Later, speaking through a translator, Mikhail Gorbachev said, "I hope you come not because someone forces you to come." Perestroika!

Captive audience or not, in the downtime between speakers, Kraft would attempt to drum up morale with chants.

"The best! Is yet! To come! We've only! Just! Begun! We're gonna! Have some fun!" Kraft hollered. Upon returning from an intermission, Kraft blurted in his manic drawl, "Did you have a good snack?!" No joke. "I said, 'Did you have a good snack!? '" he demanded. My nachos were fine, but I wasn't about to channel Meg Ryan at Katz's Deli over them.

Kraft also presided over the dance contest. "We have undercover investigators all throughout the crowd!" said Kraft of the nice people responsible for snatching the best movers and shakers to be taken onstage. As I watched thousands of white business people trying to come to terms with their limbs, I knew one true thing. Over the blare of the Beach Boys and under the glare of the swinging beach ball projections, I had an epiphany: when you're up on the corporate ladder, you can't get down.

But Oprah-brand guests and too-too wacky crowd hijinks are just part of the success of Success. Motivational speakers and wealth pundits-- like Zig Ziglar, Marshall Sylver and Russ Whitney-- round out the bill.
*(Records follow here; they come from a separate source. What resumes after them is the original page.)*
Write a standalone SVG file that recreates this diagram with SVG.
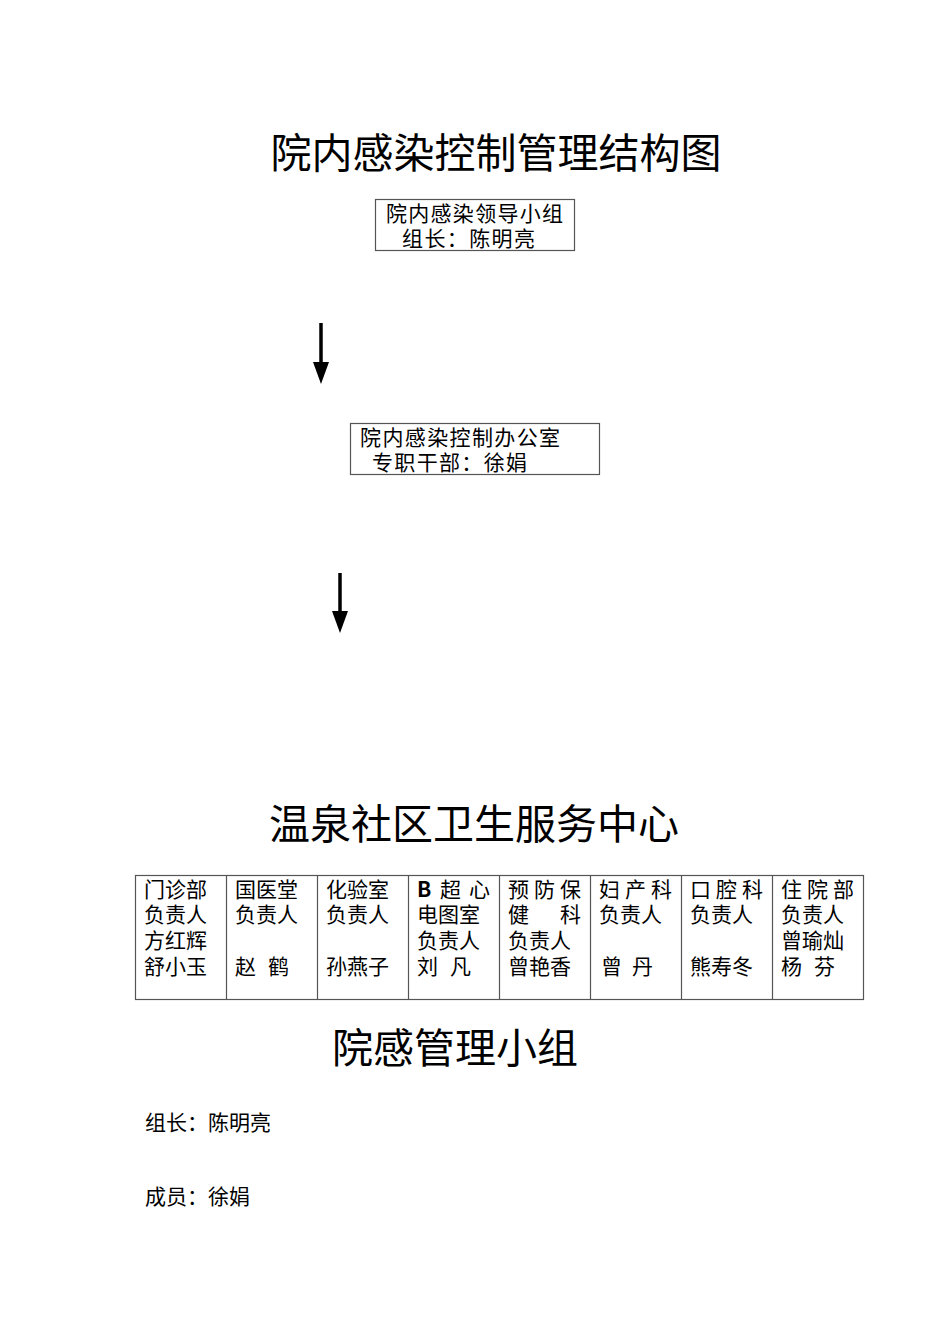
<svg xmlns="http://www.w3.org/2000/svg" width="950" height="1344" viewBox="0 0 950 1344">
<style>
text{font-family:"Noto Sans CJK SC","Liberation Sans",sans-serif;fill:#000}
.t{font-size:41px}
.b{font-size:21px}
.c{font-size:21px}
.box{fill:none;stroke:#555;stroke-width:1.2}
.ln{stroke:#555;stroke-width:1.2}
</style>
<rect width="950" height="1344" fill="#fff"/>
<text class="t" x="496" y="168" text-anchor="middle">院内感染控制管理结构图</text>
<g id="n1"><rect class="box" x="375.5" y="199.5" width="199" height="51"/>
<text class="b" x="386" y="221" textLength="177">院内感染领导小组</text><text class="b" x="402" y="246" textLength="133">组长：陈明亮</text></g>
<g id="n2"><rect class="box" x="350.5" y="423.5" width="249" height="51"/>
<text class="b" x="360" y="445" textLength="200">院内感染控制办公室</text><text class="b" x="372" y="470" textLength="155">专职干部：徐娟</text></g>
<g id="connectors">
<line x1="321" y1="323" x2="321" y2="364" stroke="#000" stroke-width="3.5"/><path d="M313,362 L329,362 L321,384Z"/>
<line x1="340" y1="573" x2="340" y2="613" stroke="#000" stroke-width="3.5"/><path d="M332,611 L348,611 L340,633Z"/>
</g>
<text class="t" x="474" y="839" text-anchor="middle">温泉社区卫生服务中心</text>
<g id="table">
<rect class="box" x="135.5" y="875.5" width="728" height="124"/>
<line class="ln" x1="226.5" y1="875" x2="226.5" y2="999"/>
<line class="ln" x1="317.5" y1="875" x2="317.5" y2="999"/>
<line class="ln" x1="408.5" y1="875" x2="408.5" y2="999"/>
<line class="ln" x1="499.5" y1="875" x2="499.5" y2="999"/>
<line class="ln" x1="590.5" y1="875" x2="590.5" y2="999"/>
<line class="ln" x1="681.5" y1="875" x2="681.5" y2="999"/>
<line class="ln" x1="772.5" y1="875" x2="772.5" y2="999"/>
<g class="c">
<text x="144" y="897">门诊部</text><text x="144" y="922">负责人</text><text x="144" y="948">方红辉</text><text x="144" y="974">舒小玉</text>
<text x="235" y="897">国医堂</text><text x="235" y="922">负责人</text><text x="235" y="974">赵</text><text x="268" y="974">鹤</text>
<text x="326" y="897">化验室</text><text x="326" y="922">负责人</text><text x="326" y="974">孙燕子</text>
<text x="417" y="897" font-weight="bold" font-family="Liberation Serif">B</text><text x="440" y="897">超</text><text x="469" y="897">心</text><text x="417" y="922">电图室</text><text x="417" y="948">负责人</text><text x="417" y="974">刘</text><text x="450" y="974">凡</text>
<text x="508" y="897" textLength="73" lengthAdjust="spacing">预防保</text><text x="508" y="922">健</text><text x="560" y="922">科</text><text x="508" y="948">负责人</text><text x="508" y="974">曾艳香</text>
<text x="599" y="897" textLength="73" lengthAdjust="spacing">妇产科</text><text x="599" y="922">负责人</text><text x="601" y="974">曾</text><text x="632" y="974">丹</text>
<text x="690" y="897" textLength="73" lengthAdjust="spacing">口腔科</text><text x="690" y="922">负责人</text><text x="690" y="974">熊寿冬</text>
<text x="781" y="897" textLength="73" lengthAdjust="spacing">住院部</text><text x="781" y="922">负责人</text><text x="781" y="948">曾瑜灿</text><text x="781" y="974">杨</text><text x="814" y="974">芬</text>
</g></g>
<text class="t" x="455" y="1063" text-anchor="middle">院感管理小组</text>
<text class="c" x="145" y="1130">组长：陈明亮</text>
<text class="c" x="145" y="1204">成员：徐娟</text>
</svg>
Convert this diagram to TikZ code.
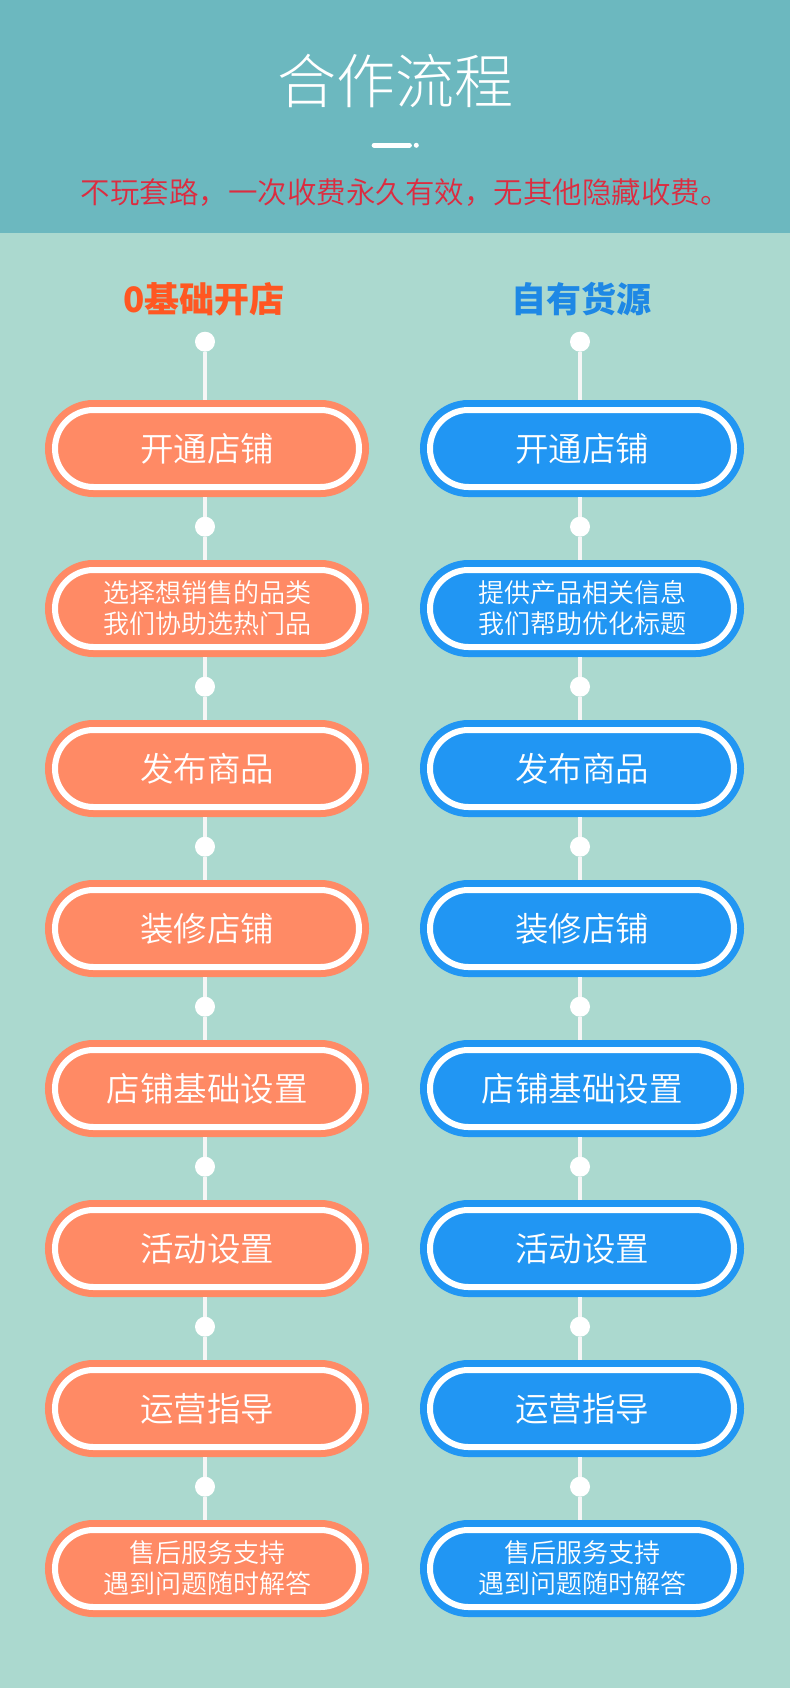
\documentclass[tikz,border=0pt]{standalone}
\usepackage{fontspec}
\setmainfont{Noto Sans CJK SC}
\newfontfamily\cjklight{Noto Sans CJK SC Light}
\newfontfamily\cjkdemi{Noto Sans CJK SC DemiLight}
\definecolor{headbg}{HTML}{6CB8BF}
\definecolor{lowbg}{HTML}{ABD9CF}
\definecolor{coral}{HTML}{FF8A65}
\definecolor{skyblue}{HTML}{2196F3}
\definecolor{orangetxt}{HTML}{FF5722}
\definecolor{bluetxt}{HTML}{1E88E5}
\definecolor{redtxt}{HTML}{DC2C40}
\definecolor{linewhite}{HTML}{F6F6F6}
\begin{document}
\begin{tikzpicture}[x=1pt,y=-1pt,
  pill/.style={rectangle, rounded corners=38.5pt, minimum width=304pt, minimum height=77pt,
    fill=#1, draw=white, line width=6pt, preaction={draw=#1, line width=20pt},
    text=white, align=center, inner sep=0pt, outer sep=0pt, font=\cjkdemi\fontsize{33.5}{40}\selectfont},
  pilltwo/.style={font=\cjkdemi\fontsize{26}{31}\selectfont},
  jdot/.style={circle, fill=white, minimum size=20pt, inner sep=0pt, outer sep=0pt},
  conn/.style={draw=linewhite, line width=4pt},
  colhead/.style={font=\bfseries\fontsize{35}{40}\selectfont, inner sep=0pt}]
\useasboundingbox (0,0) rectangle (790,1688);
\fill[lowbg] (0,0) rectangle (790,1688);
\fill[headbg] (0,0) rectangle (790,233);
% header
\node[text=white, font=\cjklight\fontsize{59}{64}\selectfont, inner sep=0pt] (title) at (395,81) {合作流程};
\draw[white, line width=4.7pt, line cap=round] (374,145.3) -- (409.5,145.3);
\fill[white] (416.3,145.3) circle (2.5);
\node[text=redtxt, font=\cjkdemi\fontsize{29.5}{34}\selectfont, inner sep=0pt] (sub) at (405,193) {不玩套路，一次收费永久有效，无其他隐藏收费。};
% column heads
\node[colhead, text=orangetxt] (lh) at (204,299) {0基础开店};
\node[colhead, text=bluetxt] (rh) at (581,299) {自有货源};
% left column
\node[jdot] (Ld0) at (205,341.7) {};
\node[pill=coral] (L1) at (207,448.5) {开通店铺};
\node[jdot] (Ld1) at (205,526.7) {};
\node[pill=coral, pilltwo] (L2) at (207,608.5) {选择想销售的品类\\我们协助选热门品};
\node[jdot] (Ld2) at (205,686.7) {};
\node[pill=coral] (L3) at (207,768.5) {发布商品};
\node[jdot] (Ld3) at (205,846.7) {};
\node[pill=coral] (L4) at (207,928.5) {装修店铺};
\node[jdot] (Ld4) at (205,1006.7) {};
\node[pill=coral] (L5) at (207,1088.5) {店铺基础设置};
\node[jdot] (Ld5) at (205,1166.7) {};
\node[pill=coral] (L6) at (207,1248.5) {活动设置};
\node[jdot] (Ld6) at (205,1326.7) {};
\node[pill=coral] (L7) at (207,1408.5) {运营指导};
\node[jdot] (Ld7) at (205,1486.7) {};
\node[pill=coral, pilltwo] (L8) at (207,1568.5) {售后服务支持\\遇到问题随时解答};
% right column
\node[jdot] (Rd0) at (580,341.7) {};
\node[pill=skyblue] (R1) at (582,448.5) {开通店铺};
\node[jdot] (Rd1) at (580,526.7) {};
\node[pill=skyblue, pilltwo] (R2) at (582,608.5) {提供产品相关信息\\我们帮助优化标题};
\node[jdot] (Rd2) at (580,686.7) {};
\node[pill=skyblue] (R3) at (582,768.5) {发布商品};
\node[jdot] (Rd3) at (580,846.7) {};
\node[pill=skyblue] (R4) at (582,928.5) {装修店铺};
\node[jdot] (Rd4) at (580,1006.7) {};
\node[pill=skyblue] (R5) at (582,1088.5) {店铺基础设置};
\node[jdot] (Rd5) at (580,1166.7) {};
\node[pill=skyblue] (R6) at (582,1248.5) {活动设置};
\node[jdot] (Rd6) at (580,1326.7) {};
\node[pill=skyblue] (R7) at (582,1408.5) {运营指导};
\node[jdot] (Rd7) at (580,1486.7) {};
\node[pill=skyblue, pilltwo] (R8) at (582,1568.5) {售后服务支持\\遇到问题随时解答};
% connectors
\foreach \s in {L,R}{
  \foreach \i [evaluate=\i as \n using int(\i+1)] in {0,...,7}{
    \draw[conn, shorten >=10pt] (\s d\i) -- (\s d\i |- \s\n.north);
  }
  \foreach \i [evaluate=\i as \n using int(\i+1)] in {1,...,7}{
    \draw[conn, shorten <=10pt] (\s\i.south -| \s d\i) -- (\s d\i);
  }
}
\end{tikzpicture}
\end{document}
"I reprogrammed Rosie O'Donnell to lose weight!" proclaimed Marshall Sylver.

Sylver-- author of Passion, Profit and Power-- is a self-styled authority on "subconscious reprogramming and subconscious influence." Sylver, like krab-meat, sounds like the real thing but isn't. This Las Vegas act (I'm serious) has Quaker State hair, a drive-time baritone and an arched eyebrow so severe I wondered if it was from force of personality or nerve damage. One of his main subjects was "self-mastery." Sylver said that to achieve "self-mastery," one needs the ability to control oneself, the proper tools, and "the ability to take action in the present moment." It could be my unprogrammed subconscious, but back in my day, we called it "self-abuse." Perhaps this explains the "nerve damage."

Ziglar, approaching 80 years old, is the godfather of motivational speaking. A self-proclaimed expert in the sales technique, family and God, Zig has the voice of a buzzsaw slathered with black-strap molasses. Wielding this implement to belt out bromides like, "One definition of insanity is to believe that you can keep doing what you've been doing and get different results," Ziglar is a dynamo of rollicking charisma. His mind holds more factoids and down-home anecdotes (Ziglar hails from Yazoo City, Mississippi) than a widow's backlog of Reader's Digests.

I should know, because I was a Ziglar disciple throughout my straight-A middle school years. My belief in God, Ziglar and my rightful place in the executive suite was firm until I hit a nasty crisis of faith. No amount of incantation from the laminated personal affirmation card that came with my Zig Ziglar tape set helped.

Looking back, I know my fear was absurd, but that was my life then. Life is an absurd, tragic proposition ending in death. This message is not brought to you by the good people at Success. Success dogma cannot incorporate tragedy or mortality into its schtick. I've lost track of how many times Zig Ziglar has said, "My energy level is higher today that it was when I was 45 years old." Fine, but the inevitable still comes to all of us whether or not there is sunny smile on our face.

Life is absurd in that good Monty Python way as well. Existence can be hilarious. Success can't deal with humor either. Comedy is tragedy plus time. Or perhaps time management.